Courthouse Campaign Takes Shape

Press conference calls for updated courthouse

The Heman Sweatt Civil Courthouse (Photo by Jana Birchum)

"I stepped around six children as I walked down the stairs," said Judge Lora Living­ston on Monday, explaining one of the vivid reasons for the campaign in progress to replace Travis County's Heman Sweatt Civil Courthouse with a new "Civil and Family Courts Complex" to be built at Fourth and Guadalupe. "There is simply no place for children to wait while their parents are in court."

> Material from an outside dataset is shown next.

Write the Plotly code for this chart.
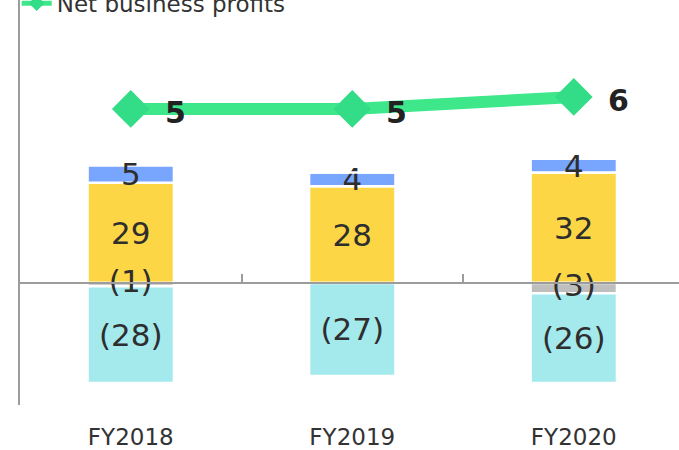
import plotly.graph_objects as go

categories = ["FY2018", "FY2019", "FY2020"]
seg_yellow = [29, 28, 32]
seg_blue = [5, 4, 4]
seg_gray = [-1, 0, -3]
seg_cyan = [-28, -27, -26]
net_profits = [5, 5, 6]
line_name = "Net business profits"

FONT = "DejaVu Sans, Verdana, sans-serif"
TXT = "#2e2e2e"
AXC = "#9c9c9c"


def fmt(vals):
    out = []
    for v in vals:
        if v == 0:
            out.append("")
        elif v < 0:
            out.append(f"({abs(v)})")
        else:
            out.append(str(v))
    return out


y_min, y_max = -35.4, 82.0
y2_min, y2_max = -19.67, 14.08
x_range = [-0.5, 2.475]
zero_frac = (0 - y_min) / (y_max - y_min)

fig = go.Figure()

bar_specs = [
    ("Segment 1", seg_yellow, "#FCD644", True),
    ("Segment 2", seg_blue, "#78A6FF", True),
    ("Segment 3", seg_gray, "#BEBEBE", False),
    ("Segment 4", seg_cyan, "#A4E9EC", True),
]
for name, vals, col, own_text in bar_specs:
    fig.add_trace(go.Bar(
        x=categories, y=vals, name=name, showlegend=False,
        marker=dict(color=col, line=dict(color="white", width=2.5)),
        width=0.39,
        text=fmt(vals) if own_text else None,
        textposition="inside", insidetextanchor="middle",
        textangle=0,
        textfont=dict(family=FONT, size=31, color=TXT),
        hoverinfo="skip",
    ))

# label of the thin grey segment, drawn above all bars
fig.add_trace(go.Scatter(
    x=categories, y=[v / 2 for v in seg_gray], mode="text",
    text=fmt(seg_gray), textposition="middle center",
    textfont=dict(family=FONT, size=31, color=TXT),
    showlegend=False, hoverinfo="skip",
))

fig.add_trace(go.Scatter(
    x=categories, y=net_profits, name=line_name, mode="lines+markers",
    xaxis="x2", yaxis="y2",
    line=dict(color="#3EE78A", width=12),
    marker=dict(symbol="diamond", size=29, color="#33DC86"),
    showlegend=True,
))

for c, v in zip(categories, net_profits):
    fig.add_annotation(
        x=c, y=v, xref="x2", yref="y2", text=f"<b>{v}</b>", showarrow=False,
        xanchor="left", yanchor="middle", xshift=32, yshift=-4,
        font=dict(family=FONT, size=30, color="#222222"),
    )

fig.update_layout(
    width=679, height=450,
    margin=dict(l=20, r=0, t=0, b=45, autoexpand=False),
    paper_bgcolor="white", plot_bgcolor="white",
    barmode="relative",
    uniformtext=dict(minsize=31, mode="show"),
    font=dict(family=FONT, color=TXT),
    showlegend=True,
    legend=dict(
        x=-0.005, y=1.045, xanchor="left", yanchor="top",
        font=dict(family=FONT, size=23, color="#333333"),
        bgcolor="rgba(0,0,0,0)", itemsizing="constant",
    ),
    xaxis=dict(
        type="category", categoryarray=categories, range=x_range,
        showline=False, showgrid=False, zeroline=False,
        ticks="outside", ticklen=11, tickcolor="rgba(0,0,0,0)",
        tickfont=dict(family=FONT, size=23, color="#333333"),
    ),
    xaxis2=dict(
        type="category", categoryarray=categories, range=x_range,
        overlaying="x", anchor="free", position=zero_frac, side="bottom",
        showline=True, linecolor=AXC, linewidth=2,
        ticks="inside", tickson="boundaries", ticklen=8, tickwidth=2, tickcolor=AXC,
        showticklabels=False, showgrid=False, zeroline=False,
        layer="above traces",
    ),
    yaxis=dict(
        range=[y_min, y_max], showline=True, linecolor=AXC, linewidth=2,
        showgrid=False, zeroline=False, showticklabels=False, ticks="",
    ),
    yaxis2=dict(
        range=[y2_min, y2_max], overlaying="y", anchor="free", position=0,
        visible=False, showgrid=False, zeroline=False,
    ),
)

fig.write_html(
    "out.html",
    config={"displayModeBar": False},
    post_script="document.body.style.margin='0';document.body.style.overflow='hidden';",
)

That was much of the day's theme at Mon­day's press conference, held at the Women's Community Center of Central Texas Downtown. County officials and advocates for the new courthouse complex (for which a $291.6 million bond vote will appear on the November ballot) emphasized specifically the need for better and safer accommodations for children and families than the 84-year-old courthouse can provide. Heman Sweatt, at 10th and Guadalupe, housed three courtrooms when it was built in 1931, for a county of 78,000 people. Now, for a county population of 1.2 million, it contains 19 chockablock courtrooms and offices containing more than 300 employees – and is plagued by inadequate technology and access, leaks, fire hazards, vermin, etc. The close quarters also mean that people involved in domestic disputes – including those who have been abused by family members – must regularly encounter one another in the overcrowded hallways and elevators, often waiting together outside courtrooms.

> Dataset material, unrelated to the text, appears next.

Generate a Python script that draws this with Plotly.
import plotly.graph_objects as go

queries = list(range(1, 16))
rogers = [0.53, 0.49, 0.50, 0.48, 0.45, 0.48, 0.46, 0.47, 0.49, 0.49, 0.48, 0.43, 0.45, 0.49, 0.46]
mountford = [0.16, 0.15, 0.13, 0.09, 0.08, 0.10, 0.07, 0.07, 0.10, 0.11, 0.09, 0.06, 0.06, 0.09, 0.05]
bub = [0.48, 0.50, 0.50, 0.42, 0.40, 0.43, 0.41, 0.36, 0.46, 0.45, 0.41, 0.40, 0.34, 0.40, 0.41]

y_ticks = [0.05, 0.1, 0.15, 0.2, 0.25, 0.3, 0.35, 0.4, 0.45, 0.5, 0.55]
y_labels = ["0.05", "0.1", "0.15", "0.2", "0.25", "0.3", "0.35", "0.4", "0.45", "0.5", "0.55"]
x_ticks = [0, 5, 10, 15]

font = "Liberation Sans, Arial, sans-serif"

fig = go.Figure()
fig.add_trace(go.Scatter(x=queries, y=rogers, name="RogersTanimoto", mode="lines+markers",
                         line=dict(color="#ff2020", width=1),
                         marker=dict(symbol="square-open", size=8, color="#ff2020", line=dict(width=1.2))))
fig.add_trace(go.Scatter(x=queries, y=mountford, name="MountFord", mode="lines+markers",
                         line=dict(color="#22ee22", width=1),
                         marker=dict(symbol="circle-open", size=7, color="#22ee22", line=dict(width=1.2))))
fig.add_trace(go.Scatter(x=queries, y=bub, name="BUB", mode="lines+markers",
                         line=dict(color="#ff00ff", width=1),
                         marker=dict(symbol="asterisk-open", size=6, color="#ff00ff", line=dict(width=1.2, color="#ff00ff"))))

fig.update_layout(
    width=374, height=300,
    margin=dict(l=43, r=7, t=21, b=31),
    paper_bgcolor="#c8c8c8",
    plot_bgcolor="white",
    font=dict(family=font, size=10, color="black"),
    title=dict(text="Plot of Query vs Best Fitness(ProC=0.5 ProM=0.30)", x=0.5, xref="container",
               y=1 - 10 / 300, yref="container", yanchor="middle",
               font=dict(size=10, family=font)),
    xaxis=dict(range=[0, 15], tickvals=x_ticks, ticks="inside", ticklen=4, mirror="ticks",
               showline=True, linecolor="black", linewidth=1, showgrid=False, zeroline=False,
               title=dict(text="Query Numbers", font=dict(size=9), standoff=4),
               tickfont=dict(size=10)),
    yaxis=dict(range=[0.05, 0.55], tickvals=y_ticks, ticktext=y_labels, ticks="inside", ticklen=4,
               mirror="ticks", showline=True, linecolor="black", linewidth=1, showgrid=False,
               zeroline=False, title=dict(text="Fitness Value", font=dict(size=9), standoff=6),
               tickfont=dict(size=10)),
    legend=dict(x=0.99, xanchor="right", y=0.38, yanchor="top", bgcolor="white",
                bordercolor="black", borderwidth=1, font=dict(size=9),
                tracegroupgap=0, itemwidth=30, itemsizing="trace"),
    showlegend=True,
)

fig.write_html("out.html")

In addition to Judge Livingston, speakers Monday included Martha Dickie (chair of the courthouse focus committee); Julia Spann (executive director of SafePlace); County Judge Sarah Eckhardt (who described the basic construction plan, noting that the proposal includes a second office tower and underground garage, income from which will help offset the bond expense); Nancy Gray (director of communications for the Austin Bar Association); state District Judge John Dietz (who emphasized the overwhelming usage of the current courthouse); County Judge Eric Shepperd (who noted the judicial outreach and educational programs currently unavailable for lack of space), and Genevieve Van Cleve, leading the Bar campaign to support the bond, who argued that "Travis County values" require "access to services, access to justice."

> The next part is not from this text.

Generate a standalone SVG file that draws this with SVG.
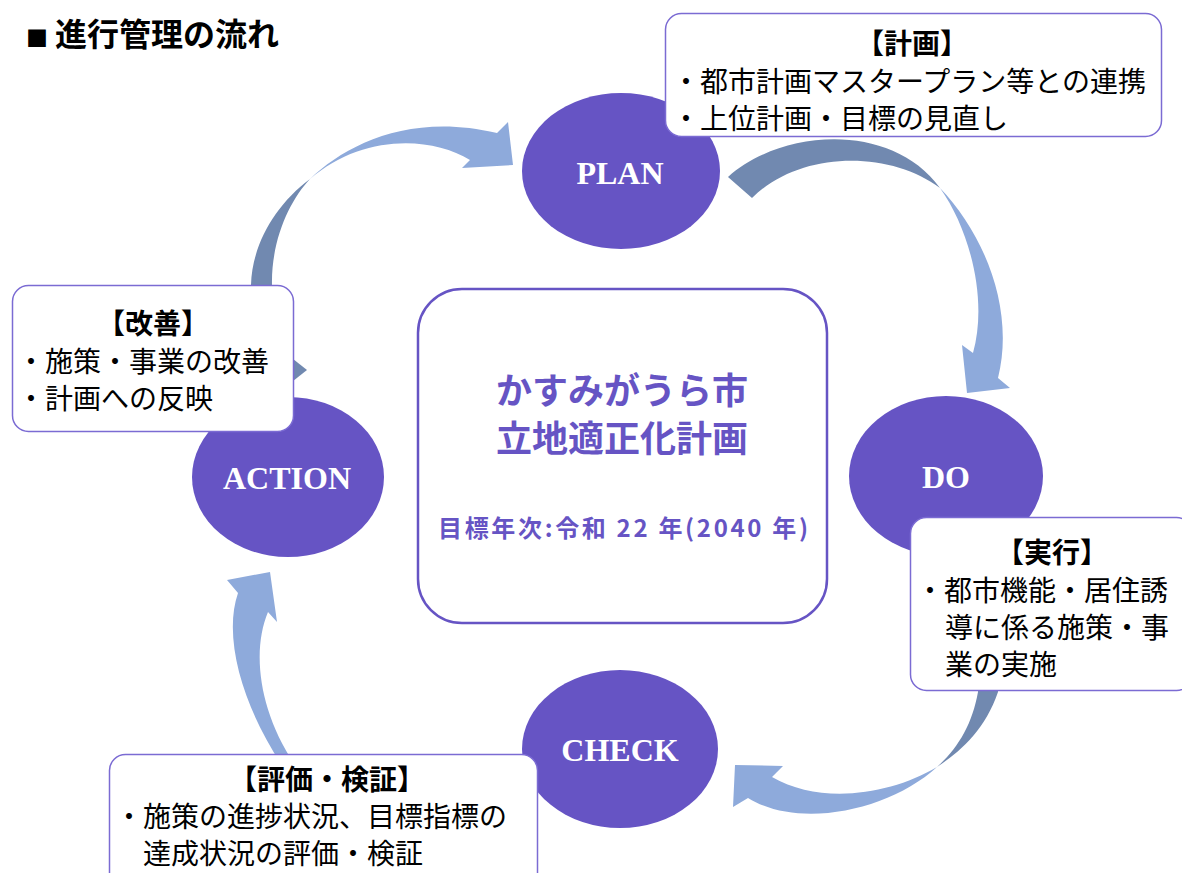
<svg xmlns="http://www.w3.org/2000/svg" width="1182" height="873" viewBox="0 0 1182 873">
<style>
.bg{fill:#ffffff}
.al{fill:#8eaadb}
.ad{fill:#7189b0}
.node ellipse{fill:#6654c4}
.lbl{font-family:"Liberation Serif",serif;font-weight:bold;font-size:32px;fill:#ffffff;text-anchor:middle}
.jp{font-family:"Noto Sans CJK JP","Noto Sans",sans-serif;font-size:28px;fill:#000000}
.hd{font-weight:bold;text-anchor:middle}
.note rect{fill:#ffffff;stroke:#7b6bd3;stroke-width:1.5}
.ctr rect{fill:#ffffff;stroke:#6654c4;stroke-width:2.5}
.ct{font-family:"Noto Sans CJK JP","Noto Sans",sans-serif;font-weight:bold;fill:#6654c4}
</style>
<rect class="bg" x="0" y="0" width="1182" height="873"/>

<text class="jp" x="26" y="46" style="font-weight:bold;font-size:32px"><tspan style="font-size:22px">■</tspan><tspan x="55">進行管理の流れ</tspan></text>

<g id="connectors">
  <!-- ACTION -> PLAN -->
  <path class="ad" d="M251,295 L251,285 C252,245 275,205 310,179 C290,200 271,240 272,285 L272,295 Z"/>
  <path class="al" d="M310,179 C345,145 410,112 497,133 L508,122 L513,165 L462,168 L470,160 C430,135 360,135 310,179 Z"/>
  <path class="ad" d="M288,355 L307,370 L288,385 Z"/>
  <!-- PLAN -> DO -->
  <path class="ad" d="M728,177 C780,130 890,120 940,188 C890,150 800,150 752,198 Z"/>
  <path class="al" d="M940,188 C985,235 1015,310 998,378 L1010,388 L967,393 L962,345 L973,353 C988,300 970,230 940,188 Z"/>
  <!-- DO -> CHECK -->
  <path class="ad" d="M978,680 L978,692 C972,725 958,748 937,767 C960,752 985,730 998,692 L998,680 Z"/>
  <path class="al" d="M937,767 C890,810 800,830 748,798 L733,807 L735,765 L783,766 L772,777 C820,805 890,795 937,767 Z"/>
  <!-- CHECK -> ACTION -->
  <path class="al" d="M282,765 C245,710 222,640 238,593 L227,580 L270,572 L277,622 L268,612 C252,650 258,710 295,765 Z"/>
</g>

<g id="plan" class="node">
  <ellipse cx="621" cy="171" rx="99" ry="78"/>
  <text class="lbl" x="620" y="184">PLAN</text>
</g>
<g id="do" class="node">
  <ellipse cx="946" cy="476" rx="97" ry="80"/>
  <text class="lbl" x="946" y="488">DO</text>
</g>
<g id="check" class="node">
  <ellipse cx="620" cy="749" rx="98" ry="79"/>
  <text class="lbl" x="620" y="761">CHECK</text>
</g>
<g id="action" class="node">
  <ellipse cx="288" cy="477" rx="96" ry="80"/>
  <text class="lbl" x="287" y="489">ACTION</text>
</g>

<g id="center" class="ctr">
  <rect x="418" y="289" width="409" height="334" rx="44" ry="44"/>
  <text class="ct" x="622" y="404" style="font-size:36px" text-anchor="middle">かすみがうら市</text>
  <text class="ct" x="622" y="452" style="font-size:36px" text-anchor="middle">立地適正化計画</text>
  <text class="ct" x="438" y="537" style="font-size:24px" textLength="370" lengthAdjust="spacing">目標年次:令和 22 年(2040 年)</text>
</g>

<g id="note-plan" class="note">
  <rect x="665.5" y="13.5" width="496" height="123" rx="16" ry="16"/>
  <text class="jp hd" x="912" y="54">【計画】</text>
  <text class="jp" x="672" y="92">・都市計画マスタープラン等との連携</text>
  <text class="jp" x="672" y="129">・上位計画・目標の見直し</text>
</g>

<g id="note-action" class="note">
  <rect x="12.5" y="285.5" width="281" height="146" rx="16" ry="16"/>
  <text class="jp hd" x="153" y="334">【改善】</text>
  <text class="jp" x="17" y="372">・施策・事業の改善</text>
  <text class="jp" x="17" y="409">・計画への反映</text>
</g>

<g id="note-do" class="note">
  <rect x="910.5" y="517.5" width="282" height="173" rx="16" ry="16"/>
  <text class="jp hd" x="1052" y="563">【実行】</text>
  <text class="jp" x="916" y="601">・都市機能・居住誘</text>
  <text class="jp" x="945" y="638">導に係る施策・事</text>
  <text class="jp" x="945" y="675">業の実施</text>
</g>

<g id="note-check" class="note">
  <rect x="109.5" y="754.5" width="428" height="140" rx="16" ry="16"/>
  <text class="jp hd" x="327" y="790">【評価・検証】</text>
  <text class="jp" x="115" y="827">・施策の進捗状況、目標指標の</text>
  <text class="jp" x="143" y="864">達成状況の評価・検証</text>
</g>
</svg>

Although virtually anyone who enters the current courthouse – some 200,000 people party to 50,000 cases annually, said Judge Dietz – quickly recognizes the decrepit state of the building, the speakers acknowledged that they will need to educate voters on the hefty price tag to build an adequate and safe courthouse. (The cost, advocates emphasized, amounts to about $42 a year on a $325,000 home – "or a $3.50 taco a month.") "This is not a discretionary function or expenditure," argued Dickie. "The courthouse is constitutionally mandated, and it is not a luxury." She said several committees of judges and officials and volunteers over the last decade had thoroughly reviewed and revised the needs and the costs, and the proposed bond reflects accurately what is needed to construct a modern courthouse facility for Travis County. "We need this funding," said Dickie, "and we have to have this courthouse."